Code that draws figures

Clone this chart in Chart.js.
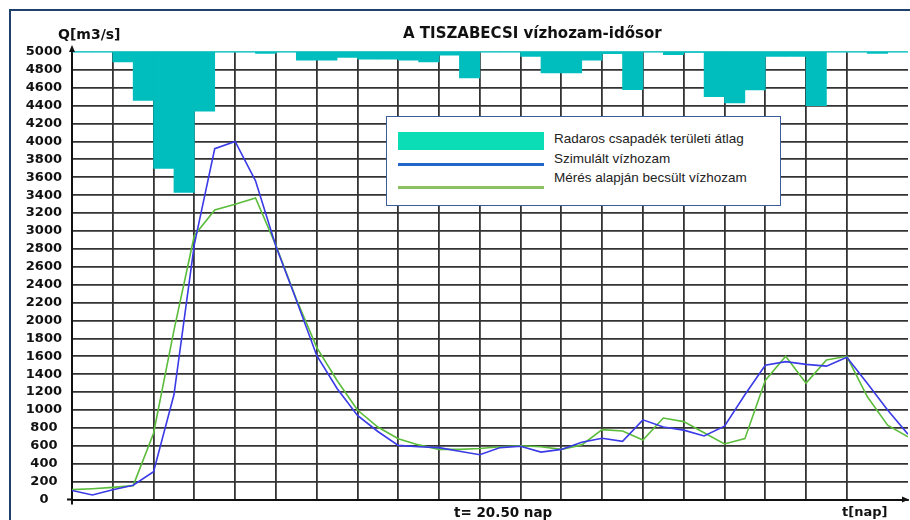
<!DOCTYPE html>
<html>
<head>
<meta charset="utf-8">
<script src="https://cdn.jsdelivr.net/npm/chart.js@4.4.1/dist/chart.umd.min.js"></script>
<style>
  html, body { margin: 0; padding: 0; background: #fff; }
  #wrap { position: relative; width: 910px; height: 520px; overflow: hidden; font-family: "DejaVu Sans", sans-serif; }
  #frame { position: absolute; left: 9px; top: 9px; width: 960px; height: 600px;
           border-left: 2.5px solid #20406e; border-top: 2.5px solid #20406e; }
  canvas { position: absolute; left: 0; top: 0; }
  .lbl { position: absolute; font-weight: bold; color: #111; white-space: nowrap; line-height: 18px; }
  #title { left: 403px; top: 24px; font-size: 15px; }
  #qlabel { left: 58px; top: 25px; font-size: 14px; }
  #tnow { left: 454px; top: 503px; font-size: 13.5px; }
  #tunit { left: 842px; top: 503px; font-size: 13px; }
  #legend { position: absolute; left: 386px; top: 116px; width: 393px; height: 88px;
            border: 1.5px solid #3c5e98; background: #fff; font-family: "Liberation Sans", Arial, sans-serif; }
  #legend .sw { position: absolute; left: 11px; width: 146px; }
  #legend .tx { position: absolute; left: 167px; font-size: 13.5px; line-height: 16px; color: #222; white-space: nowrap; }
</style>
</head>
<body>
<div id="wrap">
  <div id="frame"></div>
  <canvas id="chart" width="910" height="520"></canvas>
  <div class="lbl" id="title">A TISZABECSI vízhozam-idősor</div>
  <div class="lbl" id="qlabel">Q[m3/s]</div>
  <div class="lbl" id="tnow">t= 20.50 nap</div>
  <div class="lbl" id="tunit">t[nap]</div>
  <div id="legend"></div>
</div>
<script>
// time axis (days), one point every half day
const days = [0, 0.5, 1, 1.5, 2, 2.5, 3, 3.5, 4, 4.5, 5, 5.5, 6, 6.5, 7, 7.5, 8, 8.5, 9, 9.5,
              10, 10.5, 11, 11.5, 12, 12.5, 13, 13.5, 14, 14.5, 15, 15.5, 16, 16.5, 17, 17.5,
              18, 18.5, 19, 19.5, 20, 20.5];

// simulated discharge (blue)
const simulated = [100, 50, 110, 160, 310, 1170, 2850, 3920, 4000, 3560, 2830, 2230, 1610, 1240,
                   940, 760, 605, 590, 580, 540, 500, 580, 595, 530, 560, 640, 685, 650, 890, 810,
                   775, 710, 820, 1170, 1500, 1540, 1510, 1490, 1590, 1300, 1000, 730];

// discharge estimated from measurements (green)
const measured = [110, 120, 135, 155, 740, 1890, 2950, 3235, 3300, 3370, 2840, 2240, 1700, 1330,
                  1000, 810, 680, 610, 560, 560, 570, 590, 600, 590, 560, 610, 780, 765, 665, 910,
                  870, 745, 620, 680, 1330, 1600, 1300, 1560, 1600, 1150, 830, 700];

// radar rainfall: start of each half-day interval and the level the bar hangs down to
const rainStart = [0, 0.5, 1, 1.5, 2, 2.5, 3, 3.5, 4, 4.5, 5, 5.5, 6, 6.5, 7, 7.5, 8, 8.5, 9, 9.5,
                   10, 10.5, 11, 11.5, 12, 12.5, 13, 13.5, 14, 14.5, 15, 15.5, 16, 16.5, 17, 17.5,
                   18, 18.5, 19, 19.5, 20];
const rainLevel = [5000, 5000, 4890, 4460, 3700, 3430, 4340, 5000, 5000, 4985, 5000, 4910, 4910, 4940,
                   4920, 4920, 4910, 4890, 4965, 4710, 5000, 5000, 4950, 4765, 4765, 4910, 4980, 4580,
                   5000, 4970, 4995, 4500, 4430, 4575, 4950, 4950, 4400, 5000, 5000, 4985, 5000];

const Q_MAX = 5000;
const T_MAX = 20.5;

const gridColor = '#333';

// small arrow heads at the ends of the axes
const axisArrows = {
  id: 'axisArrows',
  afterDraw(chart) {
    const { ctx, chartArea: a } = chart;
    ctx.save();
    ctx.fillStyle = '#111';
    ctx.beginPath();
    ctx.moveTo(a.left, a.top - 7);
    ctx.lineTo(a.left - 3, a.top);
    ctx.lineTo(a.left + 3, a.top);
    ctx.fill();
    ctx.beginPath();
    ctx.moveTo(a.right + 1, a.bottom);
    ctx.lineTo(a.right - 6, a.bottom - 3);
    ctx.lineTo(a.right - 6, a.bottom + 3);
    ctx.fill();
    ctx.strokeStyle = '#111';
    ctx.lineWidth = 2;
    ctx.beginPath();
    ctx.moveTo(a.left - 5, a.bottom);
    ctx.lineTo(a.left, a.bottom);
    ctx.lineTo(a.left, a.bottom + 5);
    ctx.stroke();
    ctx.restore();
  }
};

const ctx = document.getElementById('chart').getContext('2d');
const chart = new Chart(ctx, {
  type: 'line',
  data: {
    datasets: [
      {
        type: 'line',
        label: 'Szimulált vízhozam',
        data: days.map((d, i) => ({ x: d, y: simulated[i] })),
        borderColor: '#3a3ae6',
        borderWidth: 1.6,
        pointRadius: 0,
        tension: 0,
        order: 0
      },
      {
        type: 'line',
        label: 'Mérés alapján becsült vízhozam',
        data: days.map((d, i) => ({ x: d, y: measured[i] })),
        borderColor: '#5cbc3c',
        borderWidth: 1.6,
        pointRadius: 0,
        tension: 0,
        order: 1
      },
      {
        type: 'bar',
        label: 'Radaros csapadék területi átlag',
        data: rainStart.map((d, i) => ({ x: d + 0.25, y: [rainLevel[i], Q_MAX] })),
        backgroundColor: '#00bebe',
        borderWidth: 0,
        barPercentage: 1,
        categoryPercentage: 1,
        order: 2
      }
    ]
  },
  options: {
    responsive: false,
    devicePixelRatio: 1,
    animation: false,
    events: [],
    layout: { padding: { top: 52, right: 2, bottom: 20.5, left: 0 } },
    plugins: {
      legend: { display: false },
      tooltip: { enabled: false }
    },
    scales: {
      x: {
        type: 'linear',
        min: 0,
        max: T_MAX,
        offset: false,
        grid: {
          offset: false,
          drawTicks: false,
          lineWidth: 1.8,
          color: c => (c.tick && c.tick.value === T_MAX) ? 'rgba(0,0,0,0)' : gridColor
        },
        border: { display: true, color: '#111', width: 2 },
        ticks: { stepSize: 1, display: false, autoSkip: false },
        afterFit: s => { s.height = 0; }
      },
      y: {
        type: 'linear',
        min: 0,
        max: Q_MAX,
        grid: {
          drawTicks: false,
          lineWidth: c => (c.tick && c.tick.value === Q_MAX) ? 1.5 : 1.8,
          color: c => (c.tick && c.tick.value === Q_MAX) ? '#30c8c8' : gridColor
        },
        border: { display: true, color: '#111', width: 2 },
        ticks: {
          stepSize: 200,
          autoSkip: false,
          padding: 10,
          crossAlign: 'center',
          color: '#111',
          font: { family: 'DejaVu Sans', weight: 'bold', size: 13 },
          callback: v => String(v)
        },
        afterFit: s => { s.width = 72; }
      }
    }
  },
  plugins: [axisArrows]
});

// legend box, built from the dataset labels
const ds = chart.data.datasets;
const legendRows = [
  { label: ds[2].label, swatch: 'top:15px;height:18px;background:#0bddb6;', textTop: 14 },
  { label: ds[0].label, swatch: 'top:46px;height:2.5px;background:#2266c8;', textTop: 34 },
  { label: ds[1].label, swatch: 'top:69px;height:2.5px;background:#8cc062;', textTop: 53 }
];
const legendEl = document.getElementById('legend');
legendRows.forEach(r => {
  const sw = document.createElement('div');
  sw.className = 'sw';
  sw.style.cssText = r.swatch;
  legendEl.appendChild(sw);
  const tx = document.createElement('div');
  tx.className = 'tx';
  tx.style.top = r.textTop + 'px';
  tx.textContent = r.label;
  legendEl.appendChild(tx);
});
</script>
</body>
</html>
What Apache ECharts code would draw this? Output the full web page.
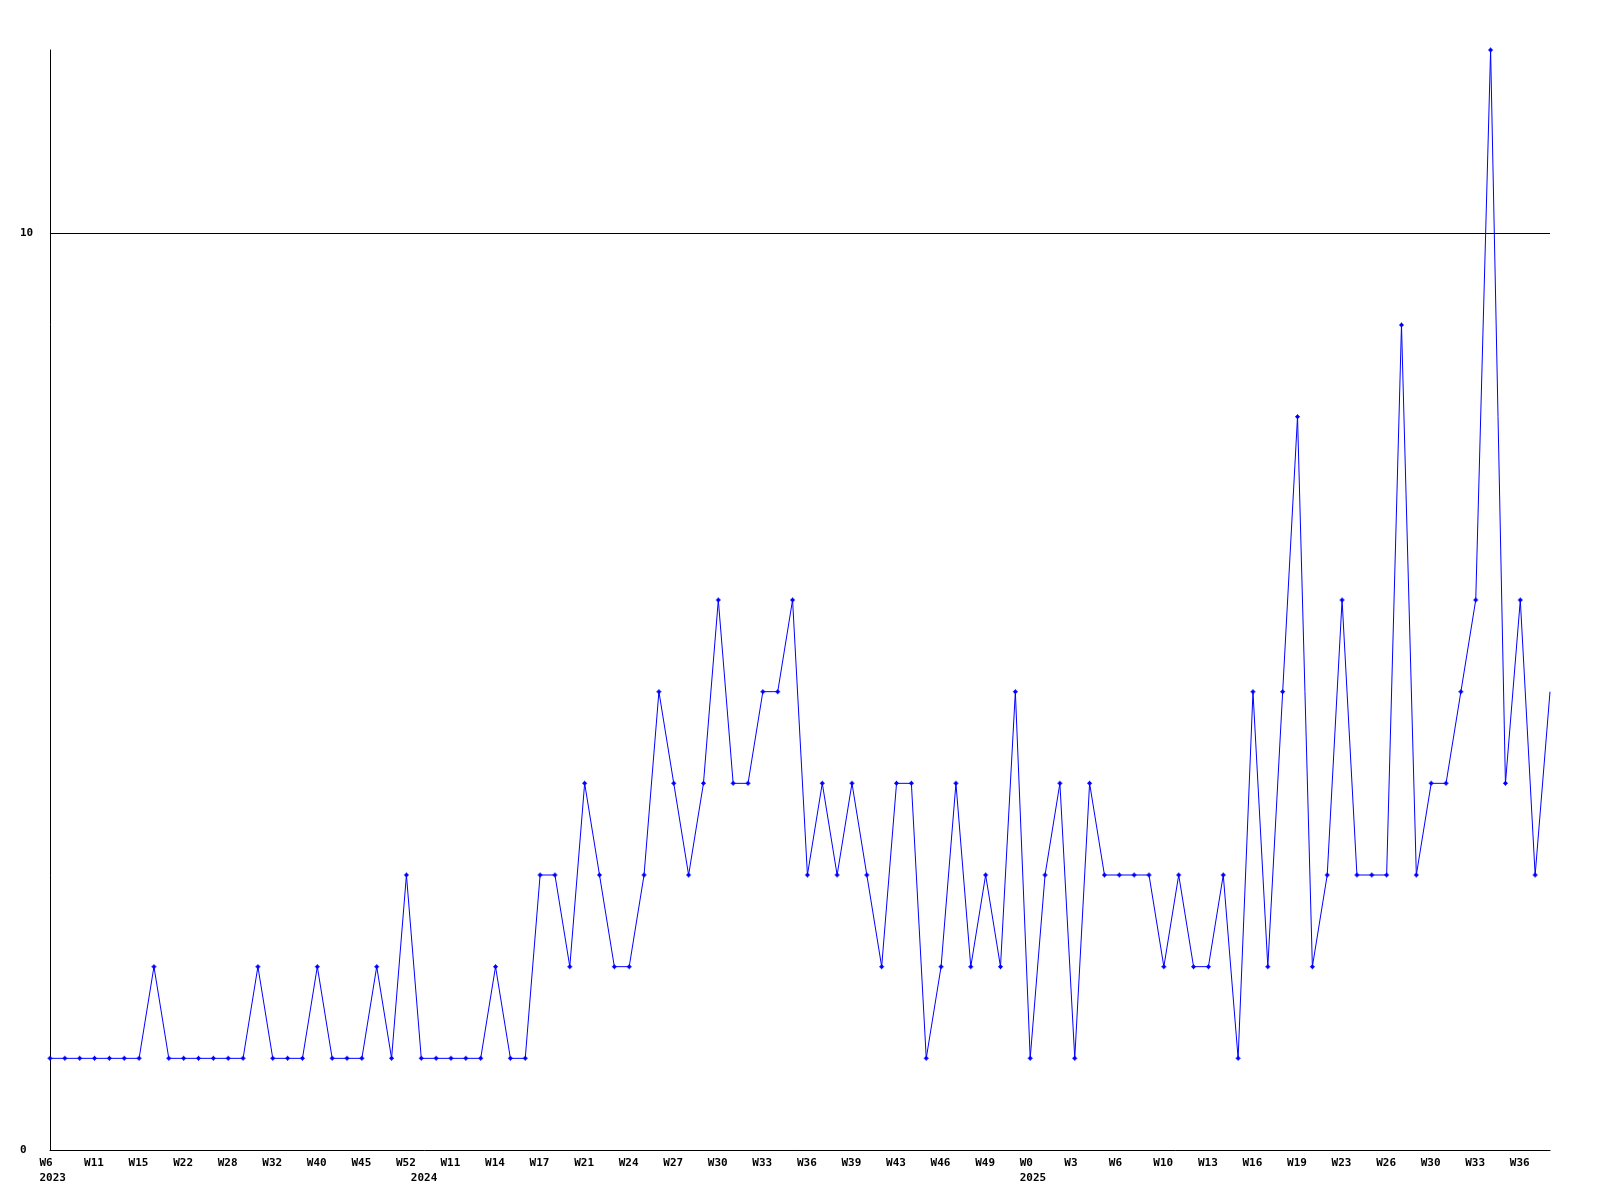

■ GIVEN PROBLEM: Extract each line from the entries above that contains the string "this".

■ ANSWER:
Clone this chart in Chart.js.
What Apache ECharts code would draw this? Output the full web page.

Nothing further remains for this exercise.